#### What is required:
From the first line of the data below through the line bearing "import pandas as pd", reproduce each line exactly; do not include pictures.

(Rows from a dataset)
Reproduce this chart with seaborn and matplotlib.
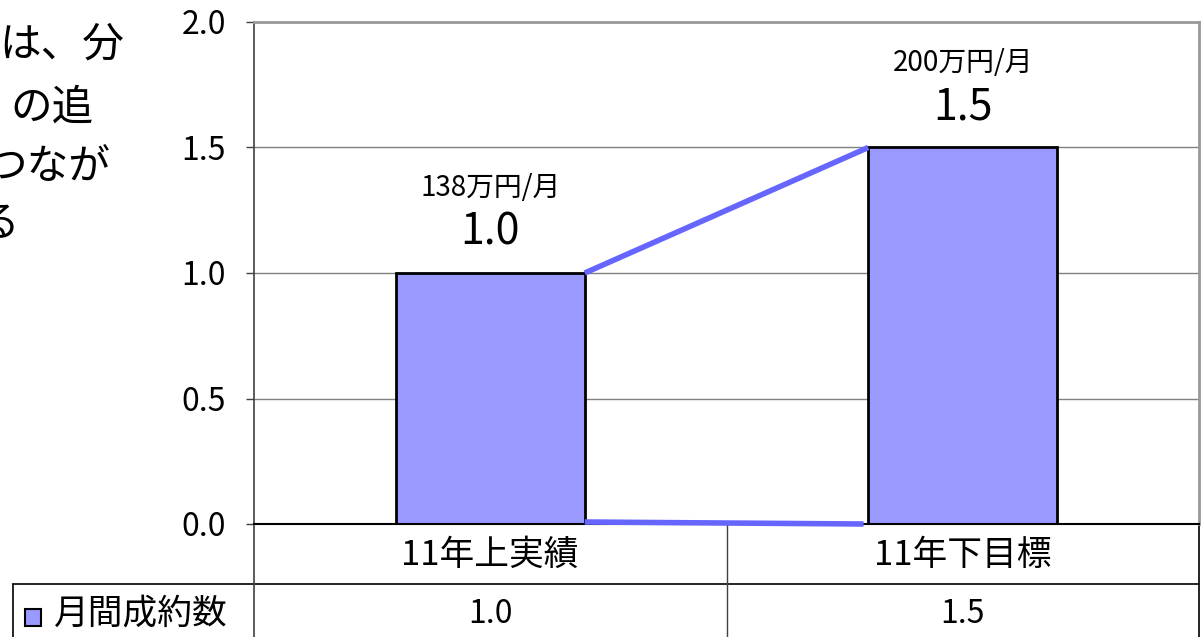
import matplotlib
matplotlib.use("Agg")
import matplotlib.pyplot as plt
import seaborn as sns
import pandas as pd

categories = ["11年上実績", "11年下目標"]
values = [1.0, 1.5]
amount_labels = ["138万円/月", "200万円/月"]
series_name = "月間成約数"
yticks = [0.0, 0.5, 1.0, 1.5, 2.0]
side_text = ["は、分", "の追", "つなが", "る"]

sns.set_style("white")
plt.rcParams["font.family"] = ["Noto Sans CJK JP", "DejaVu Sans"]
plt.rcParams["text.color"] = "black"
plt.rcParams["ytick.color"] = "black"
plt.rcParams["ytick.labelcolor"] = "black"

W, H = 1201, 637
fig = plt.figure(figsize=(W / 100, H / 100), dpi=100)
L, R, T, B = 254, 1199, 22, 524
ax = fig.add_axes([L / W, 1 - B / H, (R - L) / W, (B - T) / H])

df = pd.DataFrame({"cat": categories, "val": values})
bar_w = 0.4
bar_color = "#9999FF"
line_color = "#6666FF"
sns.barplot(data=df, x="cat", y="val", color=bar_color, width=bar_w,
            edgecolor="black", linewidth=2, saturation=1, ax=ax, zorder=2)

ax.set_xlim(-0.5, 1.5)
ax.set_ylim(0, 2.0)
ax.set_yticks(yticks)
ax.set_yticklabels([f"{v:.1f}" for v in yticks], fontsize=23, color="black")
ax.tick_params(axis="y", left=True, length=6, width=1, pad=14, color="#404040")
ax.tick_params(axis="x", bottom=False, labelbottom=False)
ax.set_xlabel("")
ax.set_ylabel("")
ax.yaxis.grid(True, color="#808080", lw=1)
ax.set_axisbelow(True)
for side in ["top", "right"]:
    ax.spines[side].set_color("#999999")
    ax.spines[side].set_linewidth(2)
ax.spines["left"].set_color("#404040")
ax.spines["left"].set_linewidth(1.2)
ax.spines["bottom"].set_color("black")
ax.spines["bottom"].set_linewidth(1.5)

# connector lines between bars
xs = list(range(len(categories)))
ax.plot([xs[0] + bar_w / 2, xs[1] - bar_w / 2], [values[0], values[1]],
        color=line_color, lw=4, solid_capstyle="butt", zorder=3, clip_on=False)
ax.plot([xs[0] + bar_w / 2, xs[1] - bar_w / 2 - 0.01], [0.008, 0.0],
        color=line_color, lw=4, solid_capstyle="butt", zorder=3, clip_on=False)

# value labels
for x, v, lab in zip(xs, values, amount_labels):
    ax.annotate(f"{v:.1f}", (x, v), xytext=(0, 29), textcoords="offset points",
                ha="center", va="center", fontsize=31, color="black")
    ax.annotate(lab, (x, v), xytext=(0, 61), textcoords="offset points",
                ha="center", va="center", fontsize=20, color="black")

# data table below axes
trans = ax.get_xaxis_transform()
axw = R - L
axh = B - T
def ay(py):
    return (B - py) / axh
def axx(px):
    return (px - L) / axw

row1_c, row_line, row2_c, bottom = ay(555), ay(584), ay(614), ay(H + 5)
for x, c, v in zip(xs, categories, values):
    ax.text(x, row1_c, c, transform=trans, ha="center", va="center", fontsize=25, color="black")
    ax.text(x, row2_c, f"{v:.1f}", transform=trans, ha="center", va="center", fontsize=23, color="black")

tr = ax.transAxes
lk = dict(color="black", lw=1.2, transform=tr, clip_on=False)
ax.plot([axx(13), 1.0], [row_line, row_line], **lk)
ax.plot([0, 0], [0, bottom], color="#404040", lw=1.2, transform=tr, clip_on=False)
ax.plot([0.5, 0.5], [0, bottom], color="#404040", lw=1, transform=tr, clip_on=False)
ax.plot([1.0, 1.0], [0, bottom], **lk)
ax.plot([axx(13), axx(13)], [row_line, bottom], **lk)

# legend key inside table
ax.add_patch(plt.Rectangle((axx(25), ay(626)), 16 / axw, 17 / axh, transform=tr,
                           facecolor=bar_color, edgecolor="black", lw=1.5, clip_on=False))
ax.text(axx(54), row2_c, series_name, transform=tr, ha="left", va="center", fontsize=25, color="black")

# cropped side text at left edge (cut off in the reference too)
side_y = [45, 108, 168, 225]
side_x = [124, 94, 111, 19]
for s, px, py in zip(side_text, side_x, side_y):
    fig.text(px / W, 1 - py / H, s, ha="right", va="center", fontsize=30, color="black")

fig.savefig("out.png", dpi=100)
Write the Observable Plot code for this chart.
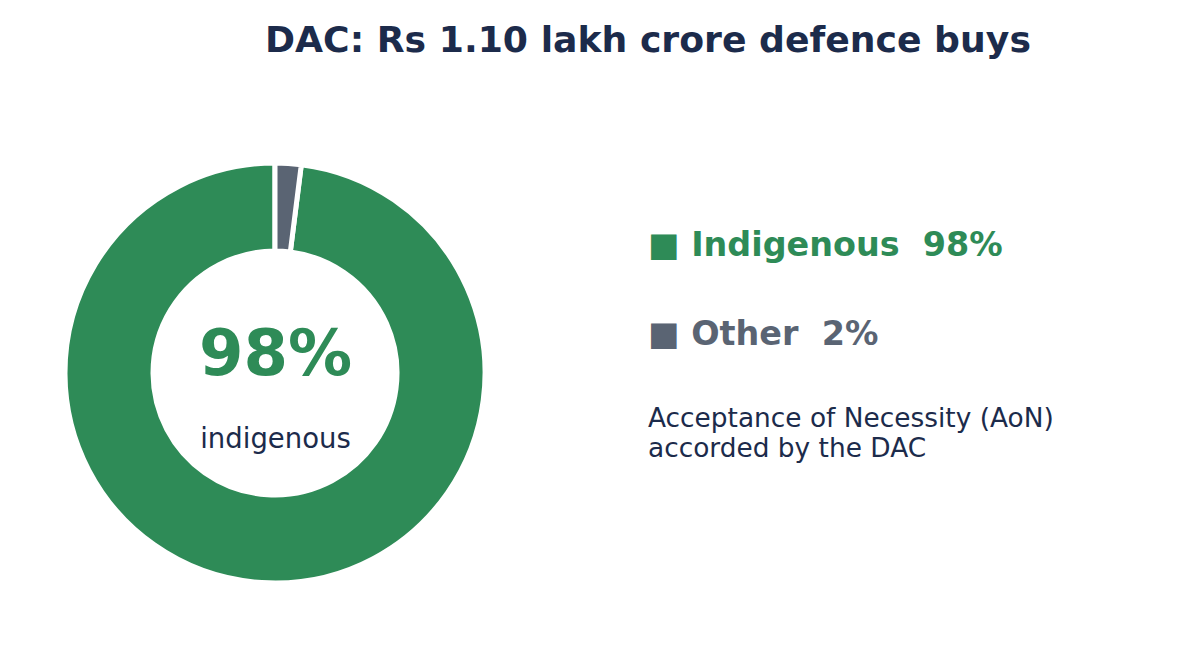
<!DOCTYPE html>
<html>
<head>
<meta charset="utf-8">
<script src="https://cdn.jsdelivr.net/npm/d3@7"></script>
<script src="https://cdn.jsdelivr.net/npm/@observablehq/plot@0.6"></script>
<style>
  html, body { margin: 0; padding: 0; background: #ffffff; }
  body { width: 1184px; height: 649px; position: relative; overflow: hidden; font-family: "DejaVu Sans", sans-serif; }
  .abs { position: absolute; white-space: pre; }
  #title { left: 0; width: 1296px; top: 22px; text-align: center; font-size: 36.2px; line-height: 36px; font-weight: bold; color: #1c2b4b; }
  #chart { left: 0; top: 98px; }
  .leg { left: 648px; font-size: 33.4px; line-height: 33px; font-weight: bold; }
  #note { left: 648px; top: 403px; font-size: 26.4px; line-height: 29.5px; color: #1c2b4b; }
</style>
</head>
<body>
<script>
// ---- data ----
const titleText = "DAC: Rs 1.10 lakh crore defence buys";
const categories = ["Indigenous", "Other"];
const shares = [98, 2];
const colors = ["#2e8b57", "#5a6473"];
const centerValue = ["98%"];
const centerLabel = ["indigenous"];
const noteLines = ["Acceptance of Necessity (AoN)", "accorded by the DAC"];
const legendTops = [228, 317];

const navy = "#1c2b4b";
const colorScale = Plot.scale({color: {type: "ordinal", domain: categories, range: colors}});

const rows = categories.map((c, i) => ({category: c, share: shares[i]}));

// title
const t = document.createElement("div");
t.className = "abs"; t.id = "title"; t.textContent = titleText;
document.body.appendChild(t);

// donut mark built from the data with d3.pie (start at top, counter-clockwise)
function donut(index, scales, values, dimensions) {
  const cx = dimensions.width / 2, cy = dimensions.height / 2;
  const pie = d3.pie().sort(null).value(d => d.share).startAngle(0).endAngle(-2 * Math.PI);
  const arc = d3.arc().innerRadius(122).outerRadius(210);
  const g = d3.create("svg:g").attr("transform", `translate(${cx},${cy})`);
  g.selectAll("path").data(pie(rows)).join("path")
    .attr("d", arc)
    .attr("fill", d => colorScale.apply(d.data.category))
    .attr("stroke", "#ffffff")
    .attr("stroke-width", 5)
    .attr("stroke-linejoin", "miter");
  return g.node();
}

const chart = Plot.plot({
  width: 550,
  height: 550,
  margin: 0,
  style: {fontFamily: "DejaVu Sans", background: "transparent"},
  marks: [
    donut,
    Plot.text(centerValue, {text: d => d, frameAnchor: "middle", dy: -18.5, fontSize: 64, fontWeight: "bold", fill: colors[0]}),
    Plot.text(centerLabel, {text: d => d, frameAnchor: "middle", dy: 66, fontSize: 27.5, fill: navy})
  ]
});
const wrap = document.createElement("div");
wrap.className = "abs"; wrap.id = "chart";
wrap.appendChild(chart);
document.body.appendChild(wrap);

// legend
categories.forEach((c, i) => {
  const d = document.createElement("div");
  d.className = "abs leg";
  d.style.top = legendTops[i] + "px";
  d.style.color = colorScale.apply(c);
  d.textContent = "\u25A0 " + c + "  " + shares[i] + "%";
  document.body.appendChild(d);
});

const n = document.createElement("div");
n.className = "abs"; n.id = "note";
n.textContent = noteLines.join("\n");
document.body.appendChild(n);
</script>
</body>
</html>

#### Response to the exercise:
Reproduce this chart with seaborn and matplotlib.
import matplotlib
matplotlib.use("Agg")
import matplotlib.pyplot as plt
import seaborn as sns
import pandas as pd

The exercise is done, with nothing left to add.